Wednesday, September 23, 2020

'Dung, Guts, and Blood'

The darker regions of my imagination are entropic, not apocalyptic. We’re likelier to rot than vaporize. If I understand the Zeitgeist correctly, that puts me in the minority. There seems to be a taste out there for melodramatic eschatology. The faithful aren’t alone in awaiting the grand comeuppance. Environmentalists, too, and those who fancy revolution as a cleansing fire rather than another instance of Gibbon’s understanding of history as “the register of crimes, follies, and misfortunes of mankind.” An apocalypse is more entertaining, the X-rated version of the world’s end, with all the special effects – disease, fire, celebratory criminality in the streets and, most recently, “weather events.”

 

In Houston, we dodged Hurricane Laura last month. On Tuesday, Beta slipped quietly from storm to depression, the secondary status its name suggests. Ten inches of rain fell in some neighborhoods. Bayous overflowed. Here, it drizzled. There wasn’t enough wind and rain to keep away the hummingbirds. Everything drips – and rots, slowly. In one of my favorite poems in the language, “A Description of a City Shower,” Swift caricatures a commonplace event for comic effect:

 

“Now from all parts the swelling kennels flow,

And bear their trophies with them as they go:

Filth of all hues and odors seem to tell

What street they sailed from, by their sight and smell.

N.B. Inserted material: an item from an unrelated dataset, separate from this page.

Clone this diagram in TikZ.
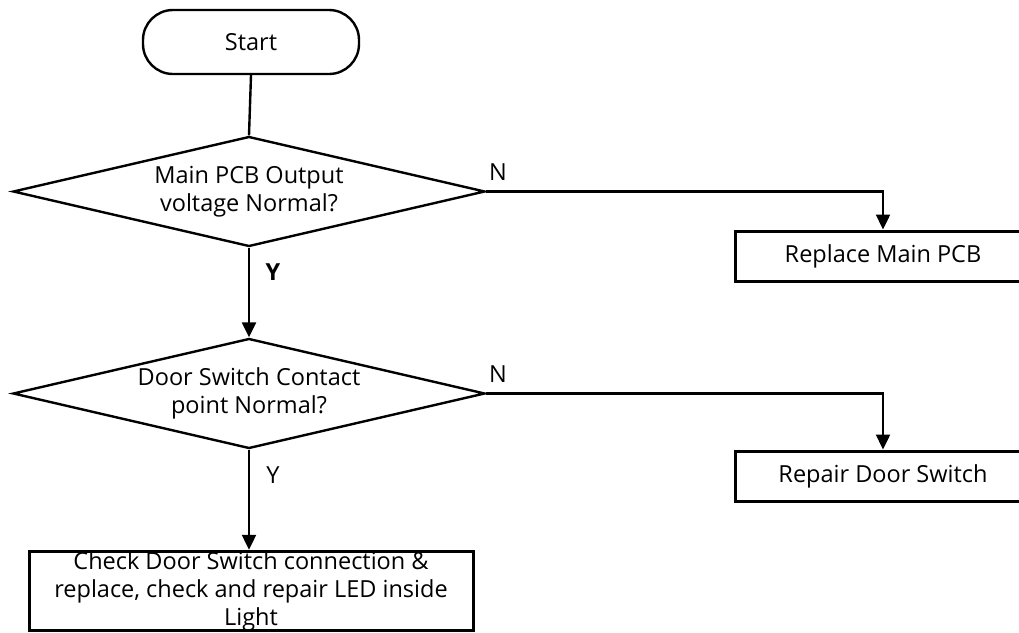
\documentclass[tikz,border=0pt]{standalone}
\usepackage{fontspec}
\setmainfont{Open Sans}
\usepackage{xcolor}
\usepackage{tikz}
\usetikzlibrary{positioning,arrows.meta,calc,shapes.geometric}
\tikzset{
  flow/.style={line width=2.4pt, draw=black},
  flowarr/.style={flow, -{Triangle[length=15pt,width=14pt]}},
  term/.style={draw, line width=2.4pt, rounded corners=30pt, minimum width=216pt,
               minimum height=64pt, inner sep=0pt, font=\fontsize{23.5}{28}\selectfont},
  ask/.style={draw, diamond, line width=2.4pt, aspect=4.25, minimum width=472pt,
              minimum height=110pt, inner sep=0pt, align=center,
              font=\fontsize{23.5}{28}\selectfont},
  act/.style={draw, rectangle, line width=3pt, minimum width=296pt, minimum height=50pt,
              inner sep=0pt, align=center, font=\fontsize{23.5}{28}\selectfont},
  yn/.style={font=\fontsize{23.5}{28}\selectfont},
}
\begin{document}
\begin{tikzpicture}[x=1pt,y=1pt]
\useasboundingbox (0,0) rectangle (1019,-632);
% flow blocks
\node[term] (start) at (251,-42) {Start};
\node[ask] (pcbok) at (249,-191.5) {Main PCB Output\\voltage Normal?};
\node[ask] (doorok) at (249,-393.5) {Door Switch Contact\\point Normal?};
\node[act] (newpcb) at (883,-256) {Replace Main PCB};
\node[act] (fixdoor) at (883,-476) {Repair Door Switch};
\node[act, minimum width=444pt, minimum height=78pt] (checkled) at (251,-591)
  {Check Door Switch connection \&\\replace, check and repair LED inside\\Light};
% answers
\node[yn] (n1) at (498,-172) {N};
\node[yn] (n2) at (498,-374) {N};
\node[yn, font=\fontsize{23.5}{28}\selectfont\bfseries] (y1) at (273,-272) {Y};
\node[yn] (y2) at (273,-475) {Y};
% connectors
\draw[flow] (start.south) -- (pcbok.north);
\draw[flowarr] (pcbok.south) -- (doorok.north);
\draw[flowarr] (pcbok.east) -| (newpcb.north);
\draw[flowarr] (doorok.east) -| (fixdoor.north);
\draw[flowarr] (doorok.south) -- (checkled.north -| doorok.south);
\end{tikzpicture}
\end{document}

They, as each torrent drives with rapid force,

From Smithfield or St. Pulchre’s shape their course,

And in huge confluence joined at Snow Hill ridge,

Fall from the conduit prone to Holborn Bridge.

Sweepings from butchers’ stalls, dung, guts, and blood,

Drowned puppies, stinking sprats, all drenched in mud,

Dead cats, and turnip tops, come tumbling down the flood.”